I wish the old Taylor would come back.

On Friday at midnight, Taylor Swift dropped “ME!,” the first single off of her next album, featuring Brendon Urie from Panic! at the Disco. 

The music video is a fun look through key moments of Swift’s life in the two years since she released “reputation,” but the song itself – I just didn’t like it.

“ME!” sounds like bland, bubblegum pop that I never expected from her. Instead of the catchy pop lyrics that we saw in “Shake It Off,” which took weeks to get out of my head, I couldn’t remember any specific lyrics from the song an hour after the premiere.

OK, that’s not fully true. I remembered the line “Hey kids, spelling is fun!”

For all of the fantastic bridges Swift has written over the years, that was a let down. For most of her fans who have completed the third grade, we all already know that you need “me” to spell “awesome.”

Unfortunately for her, you also need “me” to spell “disappointment.”

My best guess is that “ME!” is aimed at bringing new Swifties into the fandom. She built up an inordinate amount of hype for the single, planting an elaborate puzzle of clues for Swifties to decipher.

Who would have thought that the lyric “Reputation precedes me,” from the song “End Game” on her most recent album was foreshadowing this single. In hindsight it seems obvious.

Swift plans on continuing the detective game too.
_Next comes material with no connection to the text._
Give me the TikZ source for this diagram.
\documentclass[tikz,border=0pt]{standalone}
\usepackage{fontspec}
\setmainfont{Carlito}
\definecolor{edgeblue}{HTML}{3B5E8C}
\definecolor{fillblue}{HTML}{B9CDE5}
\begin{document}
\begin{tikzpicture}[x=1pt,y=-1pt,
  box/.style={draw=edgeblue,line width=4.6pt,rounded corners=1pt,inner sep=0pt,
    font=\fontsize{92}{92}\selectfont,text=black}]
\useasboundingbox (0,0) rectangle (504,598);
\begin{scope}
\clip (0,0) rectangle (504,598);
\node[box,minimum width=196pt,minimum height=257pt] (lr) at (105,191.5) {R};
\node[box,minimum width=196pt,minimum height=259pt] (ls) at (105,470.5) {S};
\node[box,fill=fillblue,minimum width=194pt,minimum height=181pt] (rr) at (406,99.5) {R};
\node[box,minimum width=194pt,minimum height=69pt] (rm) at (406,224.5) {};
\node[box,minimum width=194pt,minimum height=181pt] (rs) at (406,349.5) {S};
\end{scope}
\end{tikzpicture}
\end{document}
Later in the day on Friday, she tweeted, “So . . . the new album title is actually revealed somewhere in the video AND so is the title of the second single, but I haven’t seen people finding them yet . . . [Detective Emoji] [Detective Emoji].”

The music video was able to redeem some of the disappointment from the song, but not all. 
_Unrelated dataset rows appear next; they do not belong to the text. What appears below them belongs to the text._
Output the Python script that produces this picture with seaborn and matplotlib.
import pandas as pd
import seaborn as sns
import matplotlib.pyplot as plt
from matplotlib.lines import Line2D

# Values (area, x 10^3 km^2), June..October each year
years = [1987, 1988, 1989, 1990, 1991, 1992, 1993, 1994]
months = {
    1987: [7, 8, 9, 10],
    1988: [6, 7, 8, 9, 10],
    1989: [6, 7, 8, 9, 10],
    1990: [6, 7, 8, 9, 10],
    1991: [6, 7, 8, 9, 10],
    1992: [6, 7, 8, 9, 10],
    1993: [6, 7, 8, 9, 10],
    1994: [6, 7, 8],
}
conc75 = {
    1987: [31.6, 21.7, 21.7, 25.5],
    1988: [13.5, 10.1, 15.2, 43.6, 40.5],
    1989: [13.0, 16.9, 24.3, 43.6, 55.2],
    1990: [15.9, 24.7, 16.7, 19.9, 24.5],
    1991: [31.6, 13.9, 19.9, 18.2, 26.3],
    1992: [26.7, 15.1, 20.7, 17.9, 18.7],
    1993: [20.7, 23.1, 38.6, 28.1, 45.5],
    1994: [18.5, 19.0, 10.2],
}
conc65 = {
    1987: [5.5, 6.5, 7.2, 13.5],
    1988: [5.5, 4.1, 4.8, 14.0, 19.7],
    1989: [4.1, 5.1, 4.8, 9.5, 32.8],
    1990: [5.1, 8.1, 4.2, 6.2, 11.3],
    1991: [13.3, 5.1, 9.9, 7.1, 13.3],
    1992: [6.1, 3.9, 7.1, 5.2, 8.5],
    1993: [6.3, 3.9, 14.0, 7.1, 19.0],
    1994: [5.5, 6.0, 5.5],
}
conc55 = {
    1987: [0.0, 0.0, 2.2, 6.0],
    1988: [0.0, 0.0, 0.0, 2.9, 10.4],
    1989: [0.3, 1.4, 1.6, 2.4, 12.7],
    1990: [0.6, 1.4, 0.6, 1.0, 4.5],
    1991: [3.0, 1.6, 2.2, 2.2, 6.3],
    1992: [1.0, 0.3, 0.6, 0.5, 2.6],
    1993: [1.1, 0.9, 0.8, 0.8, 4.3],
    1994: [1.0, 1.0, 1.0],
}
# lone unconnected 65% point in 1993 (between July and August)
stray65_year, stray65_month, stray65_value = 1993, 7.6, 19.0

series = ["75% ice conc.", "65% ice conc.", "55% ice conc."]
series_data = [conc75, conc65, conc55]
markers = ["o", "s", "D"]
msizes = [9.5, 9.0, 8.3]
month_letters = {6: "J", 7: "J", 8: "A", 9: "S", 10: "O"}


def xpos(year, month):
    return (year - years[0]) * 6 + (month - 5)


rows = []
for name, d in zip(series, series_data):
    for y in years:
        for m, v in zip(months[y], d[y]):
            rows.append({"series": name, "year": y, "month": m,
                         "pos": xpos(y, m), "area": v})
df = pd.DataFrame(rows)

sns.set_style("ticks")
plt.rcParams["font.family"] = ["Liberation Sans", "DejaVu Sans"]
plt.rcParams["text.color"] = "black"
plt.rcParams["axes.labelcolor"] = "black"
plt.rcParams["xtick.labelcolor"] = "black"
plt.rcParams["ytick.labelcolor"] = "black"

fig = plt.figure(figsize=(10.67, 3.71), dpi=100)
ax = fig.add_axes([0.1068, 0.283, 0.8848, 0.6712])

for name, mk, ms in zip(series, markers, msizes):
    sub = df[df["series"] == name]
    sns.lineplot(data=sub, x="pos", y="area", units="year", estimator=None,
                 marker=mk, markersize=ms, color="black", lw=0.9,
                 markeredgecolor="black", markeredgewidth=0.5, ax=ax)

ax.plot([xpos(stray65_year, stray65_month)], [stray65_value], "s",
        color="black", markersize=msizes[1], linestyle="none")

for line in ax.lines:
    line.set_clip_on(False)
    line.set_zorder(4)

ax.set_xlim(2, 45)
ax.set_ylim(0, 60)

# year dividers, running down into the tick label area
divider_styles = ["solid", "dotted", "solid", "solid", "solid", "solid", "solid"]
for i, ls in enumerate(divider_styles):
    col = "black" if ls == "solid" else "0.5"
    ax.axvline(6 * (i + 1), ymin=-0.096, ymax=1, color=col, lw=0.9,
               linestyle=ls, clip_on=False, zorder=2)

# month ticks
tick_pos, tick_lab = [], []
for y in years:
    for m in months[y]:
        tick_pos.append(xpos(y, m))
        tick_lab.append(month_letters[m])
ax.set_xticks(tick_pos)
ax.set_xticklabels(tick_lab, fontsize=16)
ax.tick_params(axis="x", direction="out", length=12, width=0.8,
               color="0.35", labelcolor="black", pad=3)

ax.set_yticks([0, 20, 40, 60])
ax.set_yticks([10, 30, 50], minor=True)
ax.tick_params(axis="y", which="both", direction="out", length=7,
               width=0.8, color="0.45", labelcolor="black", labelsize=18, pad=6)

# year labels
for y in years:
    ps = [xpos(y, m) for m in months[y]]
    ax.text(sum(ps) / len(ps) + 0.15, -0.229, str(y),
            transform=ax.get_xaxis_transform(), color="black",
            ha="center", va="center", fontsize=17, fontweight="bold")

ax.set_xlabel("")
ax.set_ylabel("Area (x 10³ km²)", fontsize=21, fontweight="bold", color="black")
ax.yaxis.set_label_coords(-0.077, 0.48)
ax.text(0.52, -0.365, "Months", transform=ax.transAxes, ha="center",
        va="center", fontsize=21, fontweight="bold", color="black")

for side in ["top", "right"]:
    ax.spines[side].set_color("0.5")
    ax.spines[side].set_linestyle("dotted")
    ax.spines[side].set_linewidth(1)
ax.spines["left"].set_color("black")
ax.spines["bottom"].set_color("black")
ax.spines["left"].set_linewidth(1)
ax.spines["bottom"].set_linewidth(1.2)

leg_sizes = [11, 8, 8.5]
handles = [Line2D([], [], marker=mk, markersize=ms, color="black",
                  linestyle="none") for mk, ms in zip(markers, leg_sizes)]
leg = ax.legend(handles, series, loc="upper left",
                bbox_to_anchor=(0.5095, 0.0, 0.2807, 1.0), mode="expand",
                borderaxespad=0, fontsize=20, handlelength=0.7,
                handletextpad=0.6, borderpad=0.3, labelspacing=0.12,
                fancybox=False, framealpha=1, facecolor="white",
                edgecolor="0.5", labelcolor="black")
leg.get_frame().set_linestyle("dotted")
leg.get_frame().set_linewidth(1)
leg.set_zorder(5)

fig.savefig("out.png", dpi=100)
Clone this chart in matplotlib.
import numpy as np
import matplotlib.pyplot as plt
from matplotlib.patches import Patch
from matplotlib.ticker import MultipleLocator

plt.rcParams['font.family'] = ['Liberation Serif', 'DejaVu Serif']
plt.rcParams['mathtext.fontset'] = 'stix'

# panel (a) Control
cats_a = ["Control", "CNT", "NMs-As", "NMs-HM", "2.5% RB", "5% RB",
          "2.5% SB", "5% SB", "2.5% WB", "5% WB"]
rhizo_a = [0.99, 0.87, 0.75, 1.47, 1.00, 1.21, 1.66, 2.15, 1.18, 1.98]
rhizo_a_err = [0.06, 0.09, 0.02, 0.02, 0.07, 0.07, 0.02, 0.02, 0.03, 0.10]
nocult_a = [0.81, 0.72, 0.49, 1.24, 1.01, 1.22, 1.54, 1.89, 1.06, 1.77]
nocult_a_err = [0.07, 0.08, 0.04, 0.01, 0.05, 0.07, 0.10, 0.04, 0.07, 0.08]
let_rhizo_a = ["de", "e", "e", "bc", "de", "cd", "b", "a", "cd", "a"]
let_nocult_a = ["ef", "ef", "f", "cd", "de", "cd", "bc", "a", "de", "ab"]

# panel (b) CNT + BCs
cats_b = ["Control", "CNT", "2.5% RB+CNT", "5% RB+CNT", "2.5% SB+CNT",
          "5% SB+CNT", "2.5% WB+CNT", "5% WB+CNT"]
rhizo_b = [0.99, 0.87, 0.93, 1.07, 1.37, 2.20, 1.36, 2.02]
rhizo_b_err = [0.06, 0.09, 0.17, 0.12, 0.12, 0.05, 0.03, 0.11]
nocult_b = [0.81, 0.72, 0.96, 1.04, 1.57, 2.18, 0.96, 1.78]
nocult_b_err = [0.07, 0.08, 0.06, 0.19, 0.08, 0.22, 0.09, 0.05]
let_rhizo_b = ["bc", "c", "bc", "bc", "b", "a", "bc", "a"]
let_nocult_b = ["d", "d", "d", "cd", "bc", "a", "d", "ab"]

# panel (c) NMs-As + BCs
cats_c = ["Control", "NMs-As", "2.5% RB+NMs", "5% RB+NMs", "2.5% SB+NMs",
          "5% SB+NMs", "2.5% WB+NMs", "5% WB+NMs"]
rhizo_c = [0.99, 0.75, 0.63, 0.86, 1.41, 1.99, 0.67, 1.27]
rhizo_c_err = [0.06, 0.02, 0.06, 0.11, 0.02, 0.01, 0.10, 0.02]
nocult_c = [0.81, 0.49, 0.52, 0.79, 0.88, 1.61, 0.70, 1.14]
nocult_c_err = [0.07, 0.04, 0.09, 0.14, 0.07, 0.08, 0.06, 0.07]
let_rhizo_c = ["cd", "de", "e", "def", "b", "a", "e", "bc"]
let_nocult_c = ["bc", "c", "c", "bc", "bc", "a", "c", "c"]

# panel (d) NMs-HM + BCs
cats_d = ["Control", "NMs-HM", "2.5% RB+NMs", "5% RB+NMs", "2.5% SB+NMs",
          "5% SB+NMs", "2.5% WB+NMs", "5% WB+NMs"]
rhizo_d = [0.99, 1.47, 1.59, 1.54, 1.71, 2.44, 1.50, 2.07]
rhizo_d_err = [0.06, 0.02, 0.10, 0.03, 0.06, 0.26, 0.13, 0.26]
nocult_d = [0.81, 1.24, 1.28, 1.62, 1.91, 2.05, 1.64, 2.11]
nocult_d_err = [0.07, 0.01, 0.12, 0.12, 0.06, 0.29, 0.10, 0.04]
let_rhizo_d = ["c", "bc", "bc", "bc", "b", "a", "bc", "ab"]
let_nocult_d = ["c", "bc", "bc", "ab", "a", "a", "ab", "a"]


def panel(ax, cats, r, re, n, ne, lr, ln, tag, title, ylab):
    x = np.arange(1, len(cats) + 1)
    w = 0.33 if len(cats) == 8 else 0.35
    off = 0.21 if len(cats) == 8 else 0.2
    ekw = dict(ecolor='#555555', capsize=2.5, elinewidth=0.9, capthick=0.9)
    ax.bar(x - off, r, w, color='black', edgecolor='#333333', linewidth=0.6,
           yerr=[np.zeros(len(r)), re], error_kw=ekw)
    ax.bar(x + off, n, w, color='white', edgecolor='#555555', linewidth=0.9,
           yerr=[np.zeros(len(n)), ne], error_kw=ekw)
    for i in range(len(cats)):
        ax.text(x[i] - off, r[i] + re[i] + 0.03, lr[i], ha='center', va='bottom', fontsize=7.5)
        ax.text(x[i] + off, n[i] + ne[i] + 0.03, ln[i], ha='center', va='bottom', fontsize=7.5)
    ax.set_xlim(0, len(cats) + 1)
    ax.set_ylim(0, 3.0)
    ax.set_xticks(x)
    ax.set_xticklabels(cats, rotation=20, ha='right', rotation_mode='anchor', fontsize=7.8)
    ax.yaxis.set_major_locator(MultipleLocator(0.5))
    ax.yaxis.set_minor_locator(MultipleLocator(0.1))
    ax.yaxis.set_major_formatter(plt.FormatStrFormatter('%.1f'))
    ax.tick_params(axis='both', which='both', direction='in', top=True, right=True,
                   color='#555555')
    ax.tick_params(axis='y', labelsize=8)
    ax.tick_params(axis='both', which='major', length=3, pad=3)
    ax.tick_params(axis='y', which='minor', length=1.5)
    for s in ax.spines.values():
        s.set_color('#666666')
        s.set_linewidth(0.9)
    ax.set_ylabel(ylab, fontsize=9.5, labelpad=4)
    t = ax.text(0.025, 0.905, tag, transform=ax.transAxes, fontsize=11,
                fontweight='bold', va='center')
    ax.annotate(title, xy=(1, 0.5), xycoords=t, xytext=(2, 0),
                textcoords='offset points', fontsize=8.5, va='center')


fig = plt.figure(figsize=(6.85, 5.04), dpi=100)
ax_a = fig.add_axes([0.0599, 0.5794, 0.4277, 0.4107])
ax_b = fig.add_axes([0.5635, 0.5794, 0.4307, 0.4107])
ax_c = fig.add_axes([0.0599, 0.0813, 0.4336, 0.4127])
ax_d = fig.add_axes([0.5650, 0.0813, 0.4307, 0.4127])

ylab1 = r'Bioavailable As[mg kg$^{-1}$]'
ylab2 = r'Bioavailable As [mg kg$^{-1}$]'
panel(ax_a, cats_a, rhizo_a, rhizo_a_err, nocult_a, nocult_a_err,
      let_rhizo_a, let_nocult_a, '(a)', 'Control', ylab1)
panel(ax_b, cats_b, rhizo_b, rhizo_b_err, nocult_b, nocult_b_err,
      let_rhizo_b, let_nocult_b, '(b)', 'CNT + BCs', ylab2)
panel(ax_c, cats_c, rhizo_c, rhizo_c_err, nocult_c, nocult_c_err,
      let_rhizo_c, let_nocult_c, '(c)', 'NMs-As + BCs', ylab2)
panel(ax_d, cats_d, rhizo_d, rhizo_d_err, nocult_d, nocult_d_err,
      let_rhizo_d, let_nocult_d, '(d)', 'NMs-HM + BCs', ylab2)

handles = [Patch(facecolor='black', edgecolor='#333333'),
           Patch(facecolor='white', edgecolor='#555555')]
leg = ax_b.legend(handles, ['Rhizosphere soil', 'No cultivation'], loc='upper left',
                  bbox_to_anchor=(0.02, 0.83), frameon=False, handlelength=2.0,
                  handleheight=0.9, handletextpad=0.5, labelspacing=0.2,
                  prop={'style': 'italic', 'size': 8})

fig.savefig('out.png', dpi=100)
With clues hidden throughout the video, it’s no surprise that Swift smashed records for largest debuts on YouTube, Vevo and Amazon.

Every time you watch the video, you’ll see something new, and then rewatch it.

On the first watch, I saw Swift pick up a telephone and sing, “I know that I went psycho on the phone.” 

It was good to know that she wasn’t dead, like she told us in “Look What You Made Me Do.”

On the second watch I appreciated how she referred to her two cats, Olivia Benson and Meredith Grey, as her daughters – another sign that she’s trying to introduce new fans into the Swiftie culture.

After that, the video became more . . . out there. Toward the end, it looked like Swift was slowly melting away into Go-Gurt.

Despite a mixed review for this single, I’m still looking forward to the album. 

I wasn’t a huge fan of the first single on “reputation” but the album turned out to be fantastic.

It’s possible that she’ll continue with more bubblegum pop, and eventually I’ll get used to it and appreciate it. Her messages of empowerment and self-belief usually transcend the music itself.

Ultimately, my car only has room for six CDs, so we’ll see if this seventh album can make the cut. Hopefully there won’t be any more spelling lessons.